Ketidakhadiran itu bukan peristiwa kecil. Ia menggoreskan persepsi publik bahwa wakil presiden tidak memaknai betul tanggung jawab jabatannya. Publik menunggu simbol kebersamaan, tapi yang muncul justru ruang kosong di sebelah presiden. Dari ruang kosong itu, lahirlah spekulasi.
Ada yang menyindir: mungkin Gibran lebih sibuk rapat dengan perwakilan ojek online gadungan—yang anehnya malah mencuri perhatian publik karena, satu dinatara mereka, ada yang mnengenakan sepatu seharga Rp2 juta.

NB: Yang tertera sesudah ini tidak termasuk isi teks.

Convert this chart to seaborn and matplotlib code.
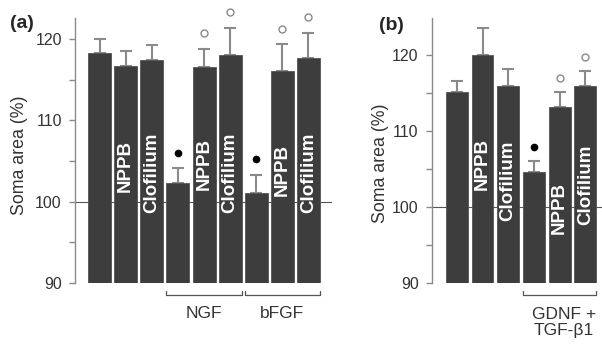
import numpy as np
import pandas as pd
import seaborn as sns
import matplotlib.pyplot as plt

# panel (a)
groups_a = ["ctrl", "NPPB", "Clofilium", "NGF", "NGF NPPB", "NGF Clofilium",
            "bFGF", "bFGF NPPB", "bFGF Clofilium"]
mean_a = [118.3, 116.7, 117.4, 102.3, 116.6, 118.0, 101.1, 116.1, 117.7]
sem_a = [1.7, 1.9, 1.9, 1.8, 2.2, 3.4, 2.2, 3.3, 3.1]
text_a = ["", "NPPB", "Clofilium", "", "NPPB", "Clofilium", "", "NPPB", "Clofilium"]
sig_a = ["", "", "", "filled", "open", "open", "filled", "open", "open"]

# panel (b)
groups_b = ["ctrl", "NPPB", "Clofilium", "GDNF+TGF", "GDNF+TGF NPPB", "GDNF+TGF Clofilium"]
mean_b = [115.2, 120.0, 115.9, 104.6, 113.1, 115.9]
sem_b = [1.4, 3.6, 2.3, 1.4, 2.0, 2.0]
text_b = ["", "NPPB", "Clofilium", "", "NPPB", "Clofilium"]
sig_b = ["", "", "", "filled", "open", "open"]

sns.set_style("white")
plt.rcParams['font.family'] = ['Liberation Sans', 'DejaVu Sans']

BAR = "#3d3d3d"
GREY = "#8a8a8a"

fig = plt.figure(figsize=(6.02, 3.47), dpi=100)
ax_a = fig.add_axes([75/602, 64/347, 257/602, 265/347])
ax_b = fig.add_axes([431.7/602, 64.3/347, 170.3/602, 264.7/347])


def draw_panel(ax, groups, means, sems, texts, sigs, text_y, width, xlim, ylim):
    df = pd.DataFrame({"group": groups, "mean": means})
    sns.barplot(data=df, x="group", y="mean", color=BAR, saturation=1,
                width=width, edgecolor="#555555", linewidth=0.6, ax=ax, zorder=2)
    x = np.arange(len(groups))
    ax.errorbar(x, means, yerr=[np.zeros(len(sems)), sems], fmt="none",
                ecolor=GREY, elinewidth=1.5, capsize=4, capthick=1.5, zorder=1)
    ax.axhline(100, color="#555555", lw=0.8, zorder=0)
    for i, (m, s, t, g) in enumerate(zip(means, sems, texts, sigs)):
        if t:
            ax.text(i, text_y[i], t, rotation=90, ha="center", va="center",
                    color="white", fontsize=13.5, fontweight="bold", zorder=3)
        if g == "filled":
            ax.plot(i, m + s + 1.9, "o", ms=4.5, color="black", clip_on=False)
        elif g == "open":
            ax.plot(i, m + s + 1.9, "o", ms=5, mfc="white", mec=GREY, mew=1,
                    clip_on=False)
    ax.set_xlim(*xlim)
    ax.set_ylim(*ylim)
    ax.set_xticks([])
    ax.set_xlabel("")
    ax.set_yticks([90, 100, 110, 120])
    ax.set_yticks([95, 105, 115], minor=True)
    ax.tick_params(axis="y", which="both", left=True, length=4, width=1,
                   color=GREY, labelsize=11.5, labelcolor="#333333", pad=5.5)
    for side in ["top", "right", "bottom"]:
        ax.spines[side].set_visible(False)
    ax.spines["left"].set_color(GREY)
    ax.spines["left"].set_linewidth(1)
    ax.set_ylabel("Soma area (%)", fontsize=12.8, color="#333333")


def bracket(ax, i0, i1, width, y, dy):
    x0, x1 = i0 - width/2, i1 + width/2
    ax.plot([x0, x0, x1, x1], [y + dy, y, y, y + dy], color="#555555", lw=0.9,
            clip_on=False)


w_a = 0.88
draw_panel(ax_a, groups_a, mean_a, sem_a, text_a, sig_a,
           [0, 104.4, 103.5, 0, 104.6, 103.5, 0, 103.9, 103.5],
           w_a, (-0.94, 8.9), (90, 122.6))
ax_a.yaxis.set_label_coords(-0.183, 0.483)
bracket(ax_a, 3, 5, w_a, 88.5, 0.5)
bracket(ax_a, 6, 8, w_a, 88.5, 0.5)
ax_a.text(4, 86.3, "NGF", ha="center", va="center", fontsize=12.5, color="#333333")
ax_a.text(7, 86.3, "bFGF", ha="center", va="center", fontsize=12.5, color="#333333")

w_b = 0.85
draw_panel(ax_b, groups_b, mean_b, sem_b, text_b, sig_b,
           [0, 105.6, 103.4, 0, 99.8, 102.9],
           w_b, (-0.98, 5.65), (90, 124.9))
ax_b.yaxis.set_label_coords(-0.251, 0.45)
bracket(ax_b, 3, 5, w_b, 88.4, 0.5)
ax_b.text(4.17, 84.7, "GDNF +\nTGF-\u03b21", ha="center", va="center",
          multialignment="center", linespacing=1.1, fontsize=12.5, color="#333333")

fig.text(22/602, 1 - 24/347, "(a)", ha="center", va="center", fontsize=14,
         fontweight="bold")
fig.text(391/602, 1 - 26/347, "(b)", ha="center", va="center", fontsize=14,
         fontweight="bold")

fig.savefig("out.png", dpi=100)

Ada pula dugaan lebih liar: jangan-jangan ia kabur ke luar negeri, entah untuk urusan pribadi atau sekadar menghindar dari sorotan.
Apapun spekulasinya, intinya sama: publik merasa dikecewakan. Seorang wakil presiden mestinya hadir, apalagi ketika keputusan besar diumumkan. Tidak ada alasan yang bisa diterima oleh akal sehat politik dan etika kenegaraan.
Gibran, where are you? Pertanyaan ini bukan sekadar keresahan sesaat, melainkan refleksi dari rakyat yang ingin melihat pemimpin mereka menjalankan amanah dengan penuh keseriusan. Sebab jabatan yang disandang bukan hanya simbol, melainkan tanggung jawab yang menuntut kedewasaan.